Every site is going pageless these days. So, there is more content in just one page without the end user having to shift his position in a site to look for information. This is undoubtedly a disadvantage as pageless websites have more space constraint and are long scrolling. But, with an off-canvas menu, this issue can be resolved with ease. The concept of windows gone, the trend of complex prototyping gone, there isn’t any reason why off-canvas navigation should not be so popular.

Who is the pioneer?

Facebook – the social media king.

Zuckerburg leads a rare, brilliant team, which always braves to think out of the box and go beyond the norms.
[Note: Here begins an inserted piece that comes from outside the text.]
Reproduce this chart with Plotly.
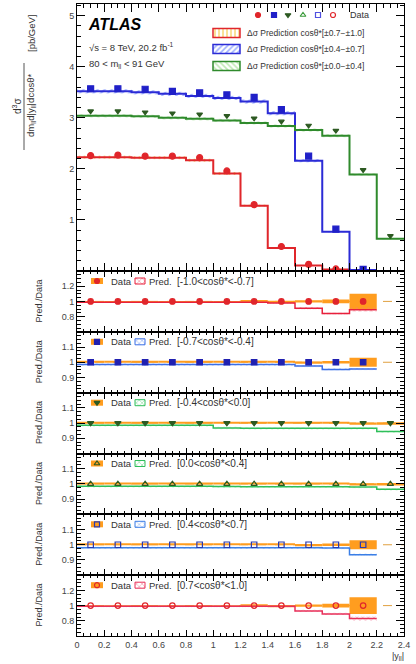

It is only the immense efforts of this team that has made the social media platform so rich, famous and well choreographed.

So, when the site had met with a certain problem of long, content-rich navigation menu on mobile screens, the diligent team jumped into immediate action, solving the issue with the novel concept of using off-canvas pattern.

Would you, designers, opt for this feature now?

Off-canvas menus give us the liberty to get back to where we were on a site. It’s a spot saver and perhaps the best way to maintain the content of any mobile site. Show what’s required, hide the rest and never lose your way in a website – that’s how it works.

Yes, it is a complex process and prototype. But, as long as it makes the interaction smooth and end user happy, you, dear designer, should definitely, wholeheartedly give it a shot.